What if you, as a data center manager, suddenly discovered you had double the data center capacity you thought you had?
Grossly underestimating capacity is actually much more common than you might think. One client recently showed me their data center, which they claimed was "completely full," but they were using only half of the 2.5MW circuit they were paying for each month. Their question was why.
They explained their planning assumptions, which were very rational: 10kW racks, spec'd never to exceed 8kW. They had bought the latest in big-name blade servers, which, according to the manufacturer's web site, were rated for a maximum power consumption of 7200W, even though each one took up just one-third of the rack. So while the rack was only one-third full, based on expected power consumption, it appeared to be completely full.
Enter a reality check. We took a duplicate server and measured actual power consumption, from boot-up to shut down, from zero-load to full-load, to get a complete picture of the server's power consumption under real-world conditions. The most power it ever used was 3500W, and that was under full load with all memory used.
We then put in their actual use curve and found that they hit the 3500W scenario less than 1% of the time. Under "normal" use (about 99% of the time), the blade server never consumed more than 2500W.
The picture becomes much clearer now. The company could easily install two of these blade servers per rack and never hit their 8kW max. And, if they needed additional capacity, they could install three blade servers per rack and power cap them so that even under their 1% scenario-which was now two-thirds less likely to take place given the amount of capacity-they wouldn't blow a breaker.
We then modeled the entire data center for them.

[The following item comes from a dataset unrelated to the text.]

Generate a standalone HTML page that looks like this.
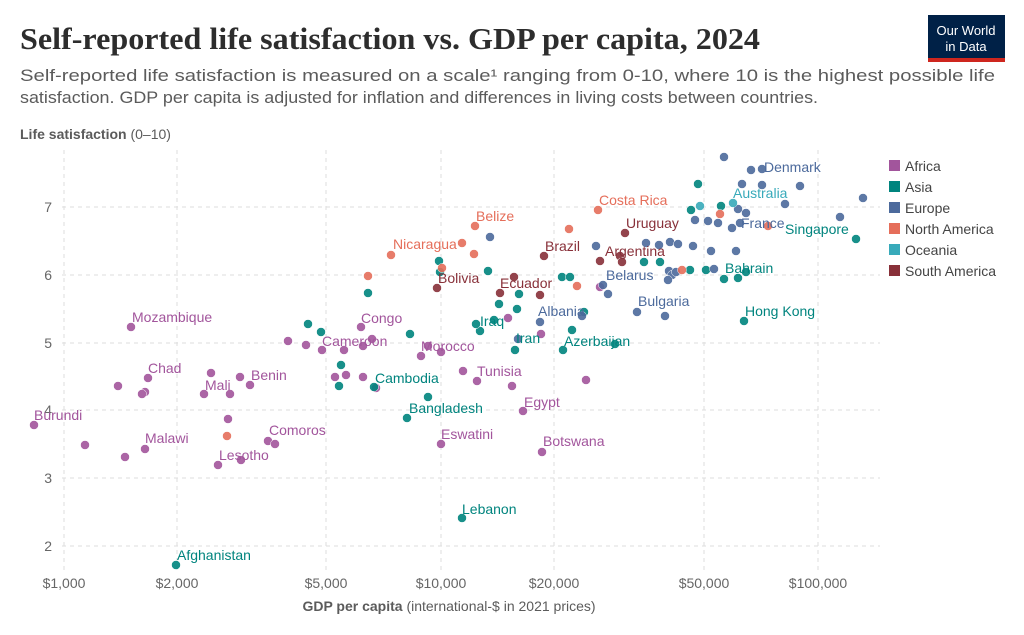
<!DOCTYPE html>
<html><head><meta charset="utf-8"><style>
body{margin:0;background:#fff;}
svg{display:block;font-family:"Liberation Sans",sans-serif;}
</style></head><body>
<svg width="1024" height="635" viewBox="0 0 1024 635">
<text x="20" y="49" font-family="Liberation Serif,serif" font-size="31" font-weight="bold" fill="#2d2d2d" textLength="740" lengthAdjust="spacingAndGlyphs">Self-reported life satisfaction vs. GDP per capita, 2024</text>
<text x="20" y="81" font-size="16.5" fill="#5b5b5b" textLength="975" lengthAdjust="spacingAndGlyphs">Self-reported life satisfaction is measured on a scale¹ ranging from 0-10, where 10 is the highest possible life</text>
<text x="20" y="103" font-size="16.5" fill="#5b5b5b" textLength="798" lengthAdjust="spacingAndGlyphs">satisfaction. GDP per capita is adjusted for inflation and differences in living costs between countries.</text>
<rect x="928" y="15" width="77" height="47" fill="#002147"/>
<rect x="928" y="58" width="77" height="4" fill="#ce261e"/>
<text x="966" y="35" font-size="13" fill="#fff" text-anchor="middle">Our World</text>
<text x="966" y="51" font-size="13" fill="#fff" text-anchor="middle">in Data</text>
<text x="20" y="139" font-size="14" fill="#5b5b5b"><tspan font-weight="bold">Life satisfaction</tspan> (0–10)</text>
<g stroke="#ddd" stroke-dasharray="4,4" stroke-width="1">
<line x1="62" x2="880" y1="207" y2="207"/><line x1="62" x2="880" y1="275" y2="275"/><line x1="62" x2="880" y1="343" y2="343"/><line x1="62" x2="880" y1="410" y2="410"/><line x1="62" x2="880" y1="478" y2="478"/><line x1="62" x2="880" y1="546" y2="546"/>
<line x1="64" x2="64" y1="150" y2="572"/><line x1="177" x2="177" y1="150" y2="572"/><line x1="326" x2="326" y1="150" y2="572"/><line x1="441" x2="441" y1="150" y2="572"/><line x1="554" x2="554" y1="150" y2="572"/><line x1="704" x2="704" y1="150" y2="572"/><line x1="818" x2="818" y1="150" y2="572"/>
</g>
<g font-size="14" fill="#666" text-anchor="end">
<text x="52" y="212">7</text><text x="52" y="280">6</text><text x="52" y="348">5</text><text x="52" y="415">4</text><text x="52" y="483">3</text><text x="52" y="551">2</text>
</g>
<g font-size="14" fill="#666" text-anchor="middle">
<text x="64" y="588">$1,000</text><text x="177" y="588">$2,000</text><text x="326" y="588">$5,000</text><text x="441" y="588">$10,000</text><text x="554" y="588">$20,000</text><text x="704" y="588">$50,000</text><text x="818" y="588">$100,000</text>
</g>
<text x="449" y="611" font-size="14" fill="#5b5b5b" text-anchor="middle"><tspan font-weight="bold">GDP per capita</tspan> (international-$ in 2021 prices)</text>

<g fill="#a2559c" stroke="#fff" stroke-width="0.5" opacity="0.9">
<circle cx="34" cy="425" r="4.5"/><circle cx="145" cy="449" r="4.5"/><circle cx="131" cy="327" r="4.5"/><circle cx="148" cy="378" r="4.5"/><circle cx="250" cy="385" r="4.5"/><circle cx="361" cy="327" r="4.5"/><circle cx="421" cy="356" r="4.5"/><circle cx="477" cy="381" r="4.5"/><circle cx="523" cy="411" r="4.5"/><circle cx="441" cy="444" r="4.5"/><circle cx="542" cy="452" r="4.5"/><circle cx="218" cy="465" r="4.5"/>
<circle cx="85" cy="445" r="4.5"/><circle cx="125" cy="457" r="4.5"/><circle cx="118" cy="386" r="4.5"/><circle cx="145" cy="392" r="4.5"/><circle cx="142" cy="394" r="4.5"/><circle cx="211" cy="373" r="4.5"/><circle cx="240" cy="377" r="4.5"/><circle cx="204" cy="394" r="4.5"/><circle cx="228" cy="419" r="4.5"/><circle cx="230" cy="394" r="4.5"/><circle cx="241" cy="460" r="4.5"/><circle cx="268" cy="441" r="4.5"/><circle cx="275" cy="444" r="4.5"/><circle cx="288" cy="341" r="4.5"/><circle cx="306" cy="345" r="4.5"/><circle cx="322" cy="350" r="4.5"/><circle cx="344" cy="350" r="4.5"/><circle cx="335" cy="377" r="4.5"/><circle cx="346" cy="375" r="4.5"/><circle cx="363" cy="377" r="4.5"/><circle cx="376" cy="388" r="4.5"/><circle cx="363" cy="346" r="4.5"/><circle cx="372" cy="339" r="4.5"/><circle cx="428" cy="346" r="4.5"/><circle cx="441" cy="352" r="4.5"/><circle cx="463" cy="371" r="4.5"/><circle cx="508" cy="318" r="4.5"/><circle cx="512" cy="386" r="4.5"/><circle cx="541" cy="334" r="4.5"/><circle cx="586" cy="380" r="4.5"/><circle cx="600" cy="287" r="4.5"/>
</g>
<g fill="#00847e" stroke="#fff" stroke-width="0.5" opacity="0.9">
<circle cx="176" cy="565" r="4.5"/><circle cx="462" cy="518" r="4.5"/><circle cx="407" cy="418" r="4.5"/><circle cx="428" cy="397" r="4.5"/><circle cx="374" cy="387" r="4.5"/><circle cx="480" cy="331" r="4.5"/><circle cx="515" cy="350" r="4.5"/><circle cx="563" cy="350" r="4.5"/><circle cx="615" cy="344" r="4.5"/><circle cx="744" cy="321" r="4.5"/><circle cx="724" cy="279" r="4.5"/><circle cx="856" cy="239" r="4.5"/>
<circle cx="308" cy="324" r="4.5"/><circle cx="321" cy="332" r="4.5"/><circle cx="339" cy="386" r="4.5"/><circle cx="341" cy="365" r="4.5"/><circle cx="410" cy="334" r="4.5"/><circle cx="368" cy="293" r="4.5"/><circle cx="439" cy="261" r="4.5"/><circle cx="440" cy="272" r="4.5"/><circle cx="488" cy="271" r="4.5"/><circle cx="499" cy="304" r="4.5"/><circle cx="476" cy="324" r="4.5"/><circle cx="494" cy="320" r="4.5"/><circle cx="517" cy="309" r="4.5"/><circle cx="519" cy="294" r="4.5"/><circle cx="562" cy="277" r="4.5"/><circle cx="570" cy="277" r="4.5"/><circle cx="572" cy="330" r="4.5"/><circle cx="584" cy="312" r="4.5"/><circle cx="644" cy="262" r="4.5"/><circle cx="660" cy="262" r="4.5"/><circle cx="690" cy="270" r="4.5"/><circle cx="698" cy="184" r="4.5"/><circle cx="706" cy="270" r="4.5"/><circle cx="691" cy="210" r="4.5"/><circle cx="721" cy="206" r="4.5"/><circle cx="738" cy="278" r="4.5"/><circle cx="746" cy="272" r="4.5"/>
</g>
<g fill="#4c6a9c" stroke="#fff" stroke-width="0.5" opacity="0.9">
<circle cx="762" cy="169" r="4.5"/><circle cx="740" cy="223" r="4.5"/><circle cx="637" cy="312" r="4.5"/><circle cx="603" cy="285" r="4.5"/><circle cx="540" cy="322" r="4.5"/>
<circle cx="724" cy="157" r="4.5"/><circle cx="751" cy="170" r="4.5"/><circle cx="800" cy="186" r="4.5"/><circle cx="863" cy="198" r="4.5"/><circle cx="840" cy="217" r="4.5"/><circle cx="785" cy="204" r="4.5"/><circle cx="742" cy="184" r="4.5"/><circle cx="762" cy="185" r="4.5"/><circle cx="695" cy="220" r="4.5"/><circle cx="708" cy="221" r="4.5"/><circle cx="738" cy="209" r="4.5"/><circle cx="746" cy="213" r="4.5"/><circle cx="718" cy="223" r="4.5"/><circle cx="670" cy="242" r="4.5"/><circle cx="678" cy="244" r="4.5"/><circle cx="693" cy="246" r="4.5"/><circle cx="669" cy="271" r="4.5"/><circle cx="672" cy="275" r="4.5"/><circle cx="676" cy="272" r="4.5"/><circle cx="711" cy="251" r="4.5"/><circle cx="736" cy="251" r="4.5"/><circle cx="668" cy="280" r="4.5"/><circle cx="665" cy="316" r="4.5"/><circle cx="608" cy="294" r="4.5"/><circle cx="596" cy="246" r="4.5"/><circle cx="490" cy="237" r="4.5"/><circle cx="518" cy="339" r="4.5"/><circle cx="582" cy="316" r="4.5"/><circle cx="646" cy="243" r="4.5"/><circle cx="659" cy="245" r="4.5"/><circle cx="732" cy="228" r="4.5"/><circle cx="714" cy="269" r="4.5"/>
</g>
<g fill="#e56e5a" stroke="#fff" stroke-width="0.5" opacity="0.9">
<circle cx="598" cy="210" r="4.5"/><circle cx="475" cy="226" r="4.5"/><circle cx="462" cy="243" r="4.5"/><circle cx="368" cy="276" r="4.5"/><circle cx="391" cy="255" r="4.5"/><circle cx="442" cy="268" r="4.5"/><circle cx="474" cy="254" r="4.5"/><circle cx="569" cy="229" r="4.5"/><circle cx="577" cy="286" r="4.5"/><circle cx="682" cy="270" r="4.5"/><circle cx="720" cy="214" r="4.5"/><circle cx="768" cy="226" r="4.5"/><circle cx="227" cy="436" r="4.5"/>
</g>
<g fill="#38aaba" stroke="#fff" stroke-width="0.5" opacity="0.9">
<circle cx="733" cy="203" r="4.5"/><circle cx="700" cy="206" r="4.5"/>
</g>
<g fill="#883039" stroke="#fff" stroke-width="0.5" opacity="0.9">
<circle cx="625" cy="233" r="4.5"/><circle cx="600" cy="261" r="4.5"/><circle cx="544" cy="256" r="4.5"/><circle cx="500" cy="293" r="4.5"/><circle cx="437" cy="288" r="4.5"/><circle cx="514" cy="277" r="4.5"/><circle cx="540" cy="295" r="4.5"/><circle cx="620" cy="256" r="4.5"/><circle cx="622" cy="262" r="4.5"/>
</g>

<g font-size="14">
<g fill="#a2559c">
<text x="34" y="420">Burundi</text><text x="145" y="443">Malawi</text><text x="132" y="322">Mozambique</text><text x="148" y="373">Chad</text><text x="205" y="390">Mali</text><text x="251" y="380">Benin</text><text x="361" y="323">Congo</text><text x="322" y="346">Cameroon</text><text x="421" y="351">Morocco</text><text x="477" y="376">Tunisia</text><text x="524" y="407">Egypt</text><text x="441" y="439">Eswatini</text><text x="543" y="446">Botswana</text><text x="269" y="435">Comoros</text><text x="219" y="460">Lesotho</text>
</g>
<g fill="#00847e">
<text x="177" y="560">Afghanistan</text><text x="462" y="514">Lebanon</text><text x="409" y="413">Bangladesh</text><text x="375" y="383">Cambodia</text><text x="480" y="326">Iraq</text><text x="516" y="343">Iran</text><text x="564" y="346">Azerbaijan</text><text x="745" y="316">Hong Kong</text><text x="725" y="273">Bahrain</text><text x="785" y="234">Singapore</text>
</g>
<g fill="#4c6a9c">
<text x="764" y="172">Denmark</text><text x="741" y="228">France</text><text x="638" y="306">Bulgaria</text><text x="606" y="280">Belarus</text><text x="538" y="316">Albania</text>
</g>
<g fill="#e56e5a">
<text x="599" y="205">Costa Rica</text><text x="476" y="221">Belize</text><text x="393" y="249">Nicaragua</text>
</g>
<g fill="#38aaba"><text x="733" y="198">Australia</text></g>
<g fill="#883039">
<text x="626" y="228">Uruguay</text><text x="605" y="256">Argentina</text><text x="545" y="251">Brazil</text><text x="500" y="288">Ecuador</text><text x="438" y="283">Bolivia</text>
</g>
</g>

<g font-size="14" fill="#444">
<rect x="889" y="160" width="11" height="11" fill="#a2559c"/><text x="905" y="171">Africa</text>
<rect x="889" y="181" width="11" height="11" fill="#00847e"/><text x="905" y="192">Asia</text>
<rect x="889" y="202" width="11" height="11" fill="#4c6a9c"/><text x="905" y="213">Europe</text>
<rect x="889" y="223" width="11" height="11" fill="#e56e5a"/><text x="905" y="234">North America</text>
<rect x="889" y="244" width="11" height="11" fill="#38aaba"/><text x="905" y="255">Oceania</text>
<rect x="889" y="265" width="11" height="11" fill="#883039"/><text x="905" y="276">South America</text>
</g>
</svg>
</body></html>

They could easily double the number of blade servers installed, which would mean not only having twice the compute power, but also coming much nearer to filling the 2.5MW circuit they were paying for. And if needed they could triple their capacity and protect themselves by using the power capping capability built into their new servers.
So why is this type of over provisioning so common? The problem starts in the design phase, when typical methods for estimating needed resources virtually guarantee "hidden" capacity. Data center designers and IT managers use a reasonable process to estimate average load and peak load for an application and then add room for growth. The designers use the only sources of information on server load they have: the information the manufacturers provide. From testing hundreds of servers, we've found that the reported power consumption is almost always overstated (although a few types of servers actually understate power consumption, which is even more problematic).
While it's easy in hindsight to see that over provisioning is a problem, it's harder to justify changing this process in the absence of real information. If you don't have information about your servers' power usage characteristics, you can't risk tripping the breakers. So, what's a better approach?
Ironically, the information is all there: it just has to be gathered and analyzed.
To optimize your data center capacity, you'll need to answer certain questions. The answers to those questions will help you use resources more efficiently to avoid systemic overcapacity.
There are three steps to optimizing your data center:
-
Measure to find out how much capacity you're really using
-
-
Analyze to figure out possible ways forward
-
-
Optimize to make the most of your data center
What Data Do You Need to Optimize Your Data Center?
In order to determine how much power you really need, you'll need answers to these questions:
-
How much power is your data center really using? The more granular the information about power usage, the better. How much power is being used on each rack and by each server? If you can then correlate that with your utilization on each server, you can start to understand where (and how much) power is being wasted and what you can do to change it.
-
-
How efficient are the servers? Are the most important applications running on newer servers or on older servers that use more power and are less efficient? You might be surprised how quickly a new server can pay for itself. With Moore's Law showing no signs of slowing down and power costs on the rise, it may make sense to upgrade more often than you think.
-
-
How much extra load can the data center handle? Determining the true power capacity of servers as I outlined earlier gives you the real story.
-
-
What is the total compute capacity and how is that capacity being used? More importantly, how close are you to running out of capacity? If you run out, latency increases and customers get the dreaded "server unavailable" message. You don't want to be so efficient that you don't have enough capacity to meet customer needs.
Data Center Analytics
The above is just one small example of how data center analytics enables you to move from guessing to knowing what you need and how to optimize it. And if you can save money in one area, you can pour it back into your company in another more strategic area that can improve the bottom line.
Data center analytics takes a holistic view of your data center. To understand how efficient your data center truly is, you need to understand not just your facilities efficiency (your PUE), but also to look at each of the following key elements and their relative capacity and efficiency: cooling, power, CPU, memory, network, storage, and space.